Part 2 of Financial Freedom Friday (Read Part 1)
One of the hardest things about marriage is arguably meshing two different money styles and two different financial backgrounds.
I came from a very rigid financial family – my dad is a spreadsheet guy (well back then he was a green ledger sheet guy) who tracked every penny. There was never a lot of extra money but we had what we needed and my parents put all of us kids through Christian schools and through college.
We drove cars until they died (one was 17 years old when my brother finally totaled it), rarely ate out and never got really expensive gifts.
Despite this upbringing I will be the first to admit that I am more of a spender than a saver. I got my first job at 15 working at Burger King, and held down a job consistently on into adulthood. My jobs only served to support my shopping and social habits. Sure, my senior year I saved up some money for college but I didn’t really have a savings goal or any big motivation.
Mark grew up in similar financial circumstances but from a much less structured system.
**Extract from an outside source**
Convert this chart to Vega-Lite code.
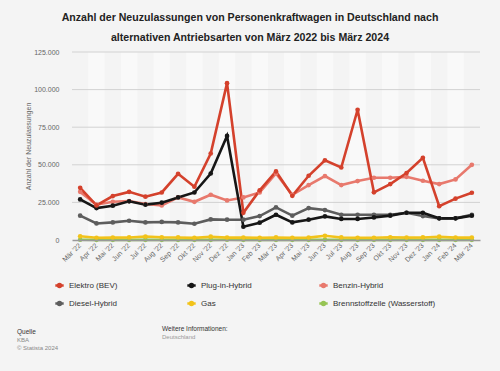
{
  "$schema": "https://vega.github.io/schema/vega-lite/v6.json",
  "width": 408,
  "height": 188,
  "autosize": {"type": "none"},
  "padding": {"left": 72, "top": 52, "right": 20, "bottom": 131},
  "background": "#f4f4f4",
  "config": {
    "font": "Liberation Sans",
    "view": {"stroke": null},
    "locale": {"number": {"decimal": ",", "thousands": ".", "grouping": [3], "currency": ["", " €"]}},
    "axisY": {"labelOverlap": false}
  },
  "title": {
    "text": ["Anzahl der Neuzulassungen von Personenkraftwagen in Deutschland nach", "alternativen Antriebsarten von März 2022 bis März 2024"],
    "fontSize": 10.6,
    "fontWeight": "bold",
    "color": "#222222",
    "lineHeight": 20,
    "anchor": "middle",
    "dx": -26,
    "offset": 4
  },
  "datasets": {
    "werte": [
      {"Monat": "Mär '22", "Elektro (BEV)": 34700, "Plug-in-Hybrid": 27000, "Benzin-Hybrid": 32000, "Diesel-Hybrid": 16200, "Gas": 2500, "Brennstoffzelle (Wasserstoff)": 150},
      {"Monat": "Apr '22", "Elektro (BEV)": 23000, "Plug-in-Hybrid": 21200, "Benzin-Hybrid": 23500, "Diesel-Hybrid": 11000, "Gas": 1500, "Brennstoffzelle (Wasserstoff)": 100},
      {"Monat": "Mai '22", "Elektro (BEV)": 29200, "Plug-in-Hybrid": 22800, "Benzin-Hybrid": 25400, "Diesel-Hybrid": 11700, "Gas": 1600, "Brennstoffzelle (Wasserstoff)": 100},
      {"Monat": "Jun '22", "Elektro (BEV)": 32000, "Plug-in-Hybrid": 25700, "Benzin-Hybrid": 25900, "Diesel-Hybrid": 12800, "Gas": 1700, "Brennstoffzelle (Wasserstoff)": 100},
      {"Monat": "Jul '22", "Elektro (BEV)": 28800, "Plug-in-Hybrid": 23500, "Benzin-Hybrid": 23900, "Diesel-Hybrid": 11700, "Gas": 2300, "Brennstoffzelle (Wasserstoff)": 100},
      {"Monat": "Aug '22", "Elektro (BEV)": 31600, "Plug-in-Hybrid": 24800, "Benzin-Hybrid": 23000, "Diesel-Hybrid": 12000, "Gas": 1800, "Brennstoffzelle (Wasserstoff)": 100},
      {"Monat": "Sep '22", "Elektro (BEV)": 44000, "Plug-in-Hybrid": 28300, "Benzin-Hybrid": 28300, "Diesel-Hybrid": 11700, "Gas": 1700, "Brennstoffzelle (Wasserstoff)": 100},
      {"Monat": "Okt '22", "Elektro (BEV)": 35400, "Plug-in-Hybrid": 31600, "Benzin-Hybrid": 25400, "Diesel-Hybrid": 10800, "Gas": 1400, "Brennstoffzelle (Wasserstoff)": 100},
      {"Monat": "Nov '22", "Elektro (BEV)": 57500, "Plug-in-Hybrid": 44200, "Benzin-Hybrid": 30100, "Diesel-Hybrid": 13700, "Gas": 2200, "Brennstoffzelle (Wasserstoff)": 100},
      {"Monat": "Dez '22", "Elektro (BEV)": 104300, "Plug-in-Hybrid": 69200, "Benzin-Hybrid": 26300, "Diesel-Hybrid": 13500, "Gas": 1600, "Brennstoffzelle (Wasserstoff)": 150},
      {"Monat": "Jan '23", "Elektro (BEV)": 18100, "Plug-in-Hybrid": 8800, "Benzin-Hybrid": 28300, "Diesel-Hybrid": 13500, "Gas": 1600, "Brennstoffzelle (Wasserstoff)": 100},
      {"Monat": "Feb '23", "Elektro (BEV)": 33000, "Plug-in-Hybrid": 11500, "Benzin-Hybrid": 31600, "Diesel-Hybrid": 15900, "Gas": 1500, "Brennstoffzelle (Wasserstoff)": 100},
      {"Monat": "Mär '23", "Elektro (BEV)": 45600, "Plug-in-Hybrid": 16800, "Benzin-Hybrid": 44200, "Diesel-Hybrid": 21700, "Gas": 1700, "Brennstoffzelle (Wasserstoff)": 100},
      {"Monat": "Apr '23", "Elektro (BEV)": 29400, "Plug-in-Hybrid": 11700, "Benzin-Hybrid": 30000, "Diesel-Hybrid": 16200, "Gas": 1500, "Brennstoffzelle (Wasserstoff)": 100},
      {"Monat": "Mai '23", "Elektro (BEV)": 42700, "Plug-in-Hybrid": 13500, "Benzin-Hybrid": 36500, "Diesel-Hybrid": 21200, "Gas": 1600, "Brennstoffzelle (Wasserstoff)": 100},
      {"Monat": "Jun '23", "Elektro (BEV)": 53000, "Plug-in-Hybrid": 15700, "Benzin-Hybrid": 42500, "Diesel-Hybrid": 19900, "Gas": 2800, "Brennstoffzelle (Wasserstoff)": 100},
      {"Monat": "Jul '23", "Elektro (BEV)": 48200, "Plug-in-Hybrid": 14000, "Benzin-Hybrid": 36500, "Diesel-Hybrid": 16800, "Gas": 1700, "Brennstoffzelle (Wasserstoff)": 100},
      {"Monat": "Aug '23", "Elektro (BEV)": 86600, "Plug-in-Hybrid": 14000, "Benzin-Hybrid": 39200, "Diesel-Hybrid": 16800, "Gas": 1500, "Brennstoffzelle (Wasserstoff)": 100},
      {"Monat": "Sep '23", "Elektro (BEV)": 31700, "Plug-in-Hybrid": 15000, "Benzin-Hybrid": 41400, "Diesel-Hybrid": 16800, "Gas": 1500, "Brennstoffzelle (Wasserstoff)": 100},
      {"Monat": "Okt '23", "Elektro (BEV)": 37200, "Plug-in-Hybrid": 16200, "Benzin-Hybrid": 41400, "Diesel-Hybrid": 16800, "Gas": 1800, "Brennstoffzelle (Wasserstoff)": 100},
      {"Monat": "Nov '23", "Elektro (BEV)": 44500, "Plug-in-Hybrid": 18100, "Benzin-Hybrid": 42000, "Diesel-Hybrid": 18100, "Gas": 1600, "Brennstoffzelle (Wasserstoff)": 100},
      {"Monat": "Dez '23", "Elektro (BEV)": 54700, "Plug-in-Hybrid": 18100, "Benzin-Hybrid": 39400, "Diesel-Hybrid": 15900, "Gas": 1700, "Brennstoffzelle (Wasserstoff)": 100},
      {"Monat": "Jan '24", "Elektro (BEV)": 22500, "Plug-in-Hybrid": 14400, "Benzin-Hybrid": 37200, "Diesel-Hybrid": 14400, "Gas": 2200, "Brennstoffzelle (Wasserstoff)": 100},
      {"Monat": "Feb '24", "Elektro (BEV)": 27500, "Plug-in-Hybrid": 14400, "Benzin-Hybrid": 40300, "Diesel-Hybrid": 14400, "Gas": 1600, "Brennstoffzelle (Wasserstoff)": 100},
      {"Monat": "Mär '24", "Elektro (BEV)": 31400, "Plug-in-Hybrid": 16200, "Benzin-Hybrid": 50000, "Diesel-Hybrid": 16800, "Gas": 1600, "Brennstoffzelle (Wasserstoff)": 100}
    ],
    "streifen": [
      {"Monat": "Apr '22"}, {"Monat": "Jun '22"}, {"Monat": "Aug '22"}, {"Monat": "Okt '22"}, {"Monat": "Dez '22"}, {"Monat": "Feb '23"},
      {"Monat": "Apr '23"}, {"Monat": "Jun '23"}, {"Monat": "Aug '23"}, {"Monat": "Okt '23"}, {"Monat": "Dez '23"}, {"Monat": "Feb '24"}
    ],
    "gitter": [{"Anzahl": 25000}, {"Anzahl": 50000}, {"Anzahl": 75000}, {"Anzahl": 100000}, {"Anzahl": 125000}]
  },
  "layer": [
    {
      "data": {"name": "streifen"},
      "mark": {"type": "rect", "color": "#f9f9f9"},
      "encoding": {
        "x": {"field": "Monat", "type": "ordinal", "sort": null,
          "scale": {"type": "band", "domain": ["Mär '22", "Apr '22", "Mai '22", "Jun '22", "Jul '22", "Aug '22", "Sep '22", "Okt '22", "Nov '22", "Dez '22", "Jan '23", "Feb '23", "Mär '23", "Apr '23", "Mai '23", "Jun '23", "Jul '23", "Aug '23", "Sep '23", "Okt '23", "Nov '23", "Dez '23", "Jan '24", "Feb '24", "Mär '24"], "paddingInner": 0, "paddingOuter": 0},
          "axis": {"title": null, "labelAngle": -45, "labelAlign": "right", "labelBaseline": "middle", "labelFontSize": 7, "labelColor": "#666666", "ticks": false, "domainColor": "#999999", "domainWidth": 1.5, "labelPadding": 4}}
      }
    },
    {
      "data": {"name": "gitter"},
      "mark": {"type": "rule", "color": "#d2d2d2", "strokeWidth": 1},
      "encoding": {
        "y": {"field": "Anzahl", "type": "quantitative", "scale": {"domain": [0, 125000], "nice": false},
          "axis": {"title": "Anzahl der Neuzulassungen", "titleFontSize": 7, "titleFontWeight": "normal", "titleColor": "#666666", "titlePadding": 2, "values": [0, 25000, 50000, 75000, 100000, 125000], "labelOverlap": false, "format": ",d", "labelFontSize": 7, "labelColor": "#666666", "ticks": false, "domain": false, "grid": false, "labelPadding": 13}}
      }
    },
    {
      "data": {"name": "werte"},
      "transform": [{"fold": ["Brennstoffzelle (Wasserstoff)", "Gas", "Diesel-Hybrid", "Benzin-Hybrid", "Plug-in-Hybrid", "Elektro (BEV)"], "as": ["Antrieb", "Anzahl"]}],
      "mark": {"type": "line", "strokeWidth": 2.6, "point": {"filled": true, "size": 22}},
      "encoding": {
        "x": {"field": "Monat", "type": "ordinal", "sort": null, "bandPosition": 0.5},
        "y": {"field": "Anzahl", "type": "quantitative", "scale": {"domain": [0, 125000], "nice": false},
          "axis": {"title": "Anzahl der Neuzulassungen", "titleFontSize": 7, "titleFontWeight": "normal", "titleColor": "#666666", "titlePadding": 2, "values": [0, 25000, 50000, 75000, 100000, 125000], "labelOverlap": false, "format": ",d", "labelFontSize": 7, "labelColor": "#666666", "ticks": false, "domain": false, "grid": false, "labelPadding": 13}},
        "color": {"field": "Antrieb", "type": "nominal",
          "scale": {"domain": ["Elektro (BEV)", "Plug-in-Hybrid", "Benzin-Hybrid", "Diesel-Hybrid", "Gas", "Brennstoffzelle (Wasserstoff)"], "range": ["#d4412c", "#161616", "#e8796d", "#5d5d5d", "#f2c31a", "#96c454"]},
          "legend": {"title": null, "orient": "none", "legendX": -18, "legendY": 228, "columns": 3, "direction": "horizontal", "gridAlign": "all", "columnPadding": 10, "rowPadding": 5, "labelFontSize": 8, "labelColor": "#333333", "symbolType": "M-1,0H1M-0.35,0A0.35,0.35,0,1,0,0.35,0A0.35,0.35,0,1,0,-0.35,0Z", "symbolSize": 70, "symbolStrokeWidth": 2.5, "labelOffset": 4}}
      }
    },
    {
      "data": {"values": [{}]},
      "mark": {"type": "text", "align": "left", "baseline": "middle", "fontSize": 6.5, "color": "#333333", "text": "Quelle"},
      "encoding": {"x": {"value": -55}, "y": {"value": 280}}
    },
    {
      "data": {"values": [{}]},
      "mark": {"type": "text", "align": "left", "baseline": "middle", "fontSize": 6, "color": "#888888", "text": "KBA"},
      "encoding": {"x": {"value": -55}, "y": {"value": 288}}
    },
    {
      "data": {"values": [{}]},
      "mark": {"type": "text", "align": "left", "baseline": "middle", "fontSize": 6, "color": "#888888", "text": "© Statista 2024"},
      "encoding": {"x": {"value": -55}, "y": {"value": 296}}
    },
    {
      "data": {"values": [{}]},
      "mark": {"type": "text", "align": "left", "baseline": "middle", "fontSize": 6.5, "color": "#333333", "text": "Weitere Informationen:"},
      "encoding": {"x": {"value": 90}, "y": {"value": 277}}
    },
    {
      "data": {"values": [{}]},
      "mark": {"type": "text", "align": "left", "baseline": "middle", "fontSize": 6, "color": "#999999", "text": "Deutschland"},
      "encoding": {"x": {"value": 90}, "y": {"value": 285}}
    }
  ]
}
So he had even less experience with living on a budget.
All of this contributed to our disjointed system – well it wasn’t even really a system. We could make a budget, sure, but had trouble sticking to it and soon found it wasn’t working and would give up for awhile.
We’d have what we call “The Visa War”. I would get the Visa bill, open it, keel over in shock from the balance and then begin to vehemently highlight everything on the bill that Mark had charged. I would total it all up and march into the office and declare something like “Did you know you charged $457 this month?!”
Yeah, it wasn’t pretty. I am not proud.
Because usually the unhighlighted expenses (mine) were nearly that if not more J
It took us nearly 7 years of marriage before we finally got our act together.